During the unedited segment of the interview, Obama discusses the need to support current college students and existing borrowers of student loan debt, noting today’s skyrocketing tuition costs over the course of the last couple decades.

“You and I took advantage of certain things,” the president said. “I don’t know about you, but I got some loans to go to college.”

But O’Reilly shrugged off the notion that he took any government or loan assistance to pay for his degrees. O’Reilly has an undergraduate degree from Marist College, reportedly studied abroad at the University of London, and went on to earn a Master’s from Boston University and a Master’s from Harvard University.

“Nah, I painted houses, I didn’t get any,” O’Reilly told Obama, referring to student loans. “See, that’s who I am.”

Watch the interview below, via Talking Points Memo:

Is Bill O’Reilly suggesting that young people foot their college costs by painting houses? If so, that’d be nearly impossible: the cost of a college degree has increased over 1,000 percent in three decades, and it’d take an awful lot of painting to make up the average student loan debt today of $29,400.

Last time we checked, painting a house professionally probably qualifies as a minimum-wage job, where wages have not kept up with rising college costs (or cost of living) by any means. Earlier this year, President Obama raised the minimum wage to $10.10 an hour for federal contractors, and encouraged Congress to follow suit this year with a federal increase.

But let’s play along for a minute. If one of those federal contractors painted O’Reilly’s house, it would take her 1,443 hours (or 36 consecutive 40-hour work weeks) to pay for one year of tuition of $14,576, the cost for an in-state student in New Hampshire, one of the most expensive states for in-state students.

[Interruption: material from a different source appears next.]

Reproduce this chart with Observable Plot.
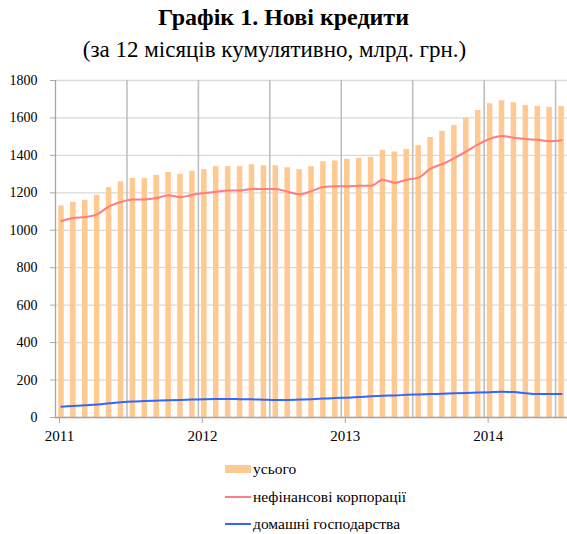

Most college students have just 12 weeks between semesters, so it would take three summer breaks for today’s students to make enough to cover one year of tuition. (We’re also not factoring in living expenses and other personal costs here.)

President Obama quickly called out O’Reilly’s completely absurd suggestion that painting houses is an effective way to pay tuition without the need for student loans. In fact, the president said he had other jobs to help cover tuition, but “it still wasn’t enough,” he told O’Reilly. And we know it took the president years to pay off his student loan debt.

Sure, working to help cover college costs is common. But today, we’re facing higher-than-ever ticket prices and grappling with a student debt crisis that is pushing millions out of the middle class. Without programs like the Pell Grant and student loans, millions of hard-working Americans might never pursue or complete a higher education.

Instead of attacking the government for providing crucial support to millions, we should be working together to find solutions to these challenges.